Thursday, January 30, 2020

8 Ways To Building Strong Bonds

I woke up yesterday morning and the first thing on my Instagram feed was a photo of the shoes Lebron James wore in a game against the 76ers breaking Kobe Bryant's record. One of his shoes had his jersey number and the other had Kobe's along with their respective points totals. I went on with my day unaware that I would soon be thinking of Kobe and praying for his family so many more times that day. I was chatting with a friend late in the afternoon at my kitchen table when I got a text asking I'd heard about Kobe. I went to social media and saw the horrific news. It was sad to know that this basketball star died so tragically. Once I found out that his daughter was with him along with other friends the loss seemed even more unbearable.

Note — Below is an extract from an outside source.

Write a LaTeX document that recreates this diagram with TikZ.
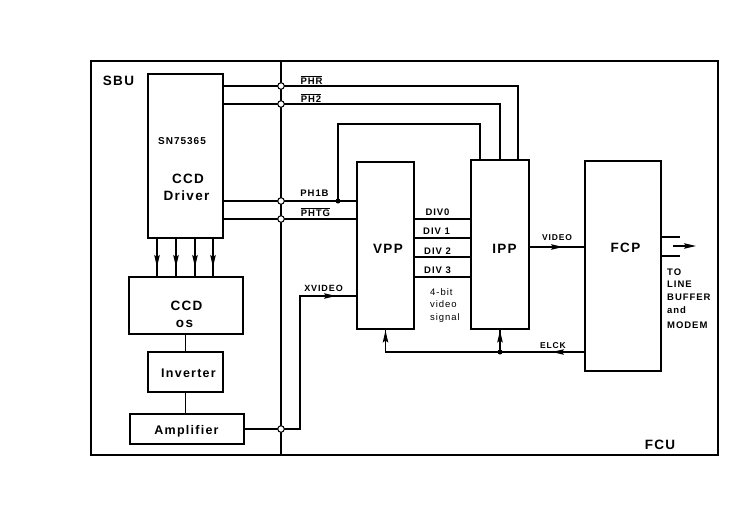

The only silver lining in this is that the retired Kobe breathed his last breath doing what most of us strive to do..spend quality time with family. Towards the end of his life "Mamba" used his platform to challenge everyone around him to go out everyday to do their absolute best. There's no telling what else he, his daughter, and their friends would've accomplished had they lived on. At the heart of this tragedy is why I'm so big on legacy and encouraging you fathers to spend your "dad days" developing that legacy with your family.  I wish more fathers would do what Kobe did and get creatively involved with their child's career/aspirations early on. Their goals don't have to align with what YOU want them to do, but you will be able to create strong bond when they know that you're by their side as they pursue their interests. Children learn work ethic by watching their parents. So what are you showing them? In honor of Kobe's first Laker's jersey number here are 8 ways you as a dad can build strong bonds with your children.

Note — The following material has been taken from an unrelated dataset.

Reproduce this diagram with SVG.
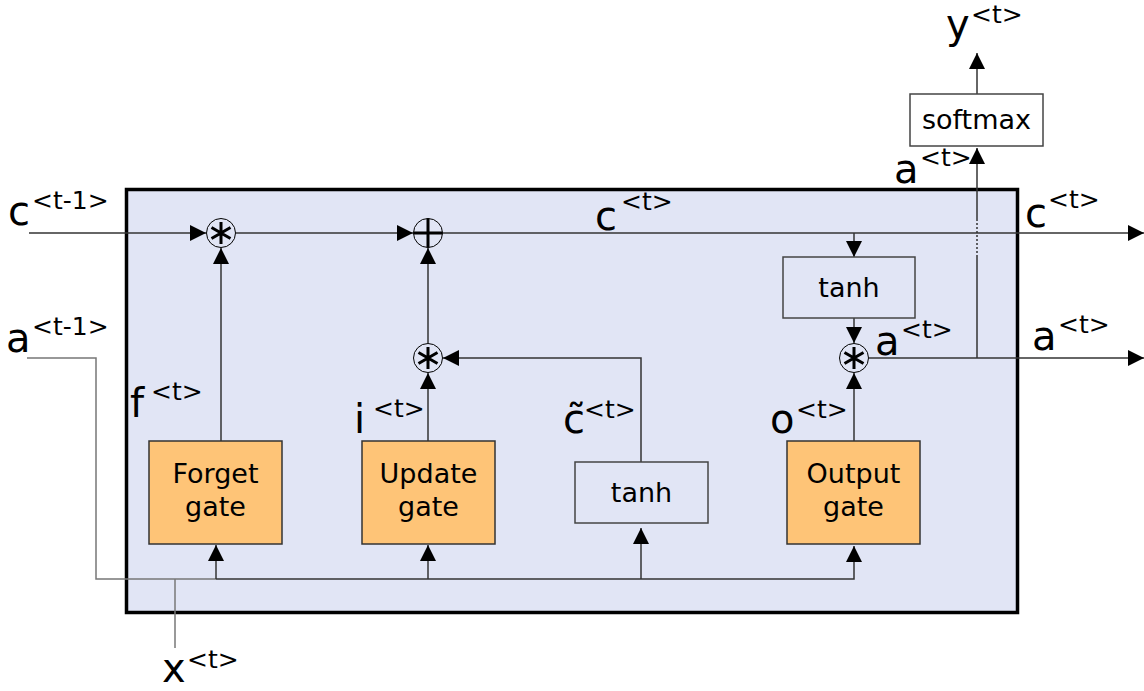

1. Work Diligently-Everyday as a dad you should model a strong unwavering work ethic to your children. That's different that being a workaholic. A healthy work life balance is something all dads need to find. When we are working though, we should give 100 percent effort. Trust me, at some point your work reputation will find its way into your child's ears. What will they hear being said?
2. Follow Through-Building trust with your children has a lot to do with whether or not you follow-through on what you say you're going to do. To put it simply: Say it. Mean it. Do it.
3. Practice-This kind of goes along with #1 and # 2, but your children should see you practicing and . Whether you're working on improving your running, weightlifting or restoring furniture, getting better at something will hopefully help them take their skill to the next level.
4. Lift Their Thinking-At any given time you should be looking for ways to help your son or daughter think on a higher level. For example: Instead of letting them be satisfied with being a chef, take them to your favorite restaurant and introduce them to owner.
5. Set Stretch Goals- Helping your child set stretch goals that challenge them is a good way to help their development.
6. Talk To Them-I can't stress enough that we fathers have to keep an open line of communication going with our kids. We have to put some boundaries on screen time at all ages and have face-to-face dialogue where we exchange information with one another.
7. Be Honest-As a father you owe it to your children to to tell them the truth...even if they don't want to hear it at times. Positive reinforcement is always good and vital, but it has to be balanced with constructive feedback as they grow older. Telling a toddler learning to walk how great they're doing constantly is understandable. When that son is 15 and not focused on the soccer field, there needs to be some honest feedback given to him by dad. This feedback helps them improve shows them practically HOW to get to the next level.

8. Encourage Them Regularly-Lastly, everybody likes to hear that they've done something right. Dads should be their children's number one supporter. Critical feedback is needed but encouragement is up there too. No one wants to hear critiques all of the time. Verbal and non-verbal encouragement gives your children the emotional confidence to go to the next level.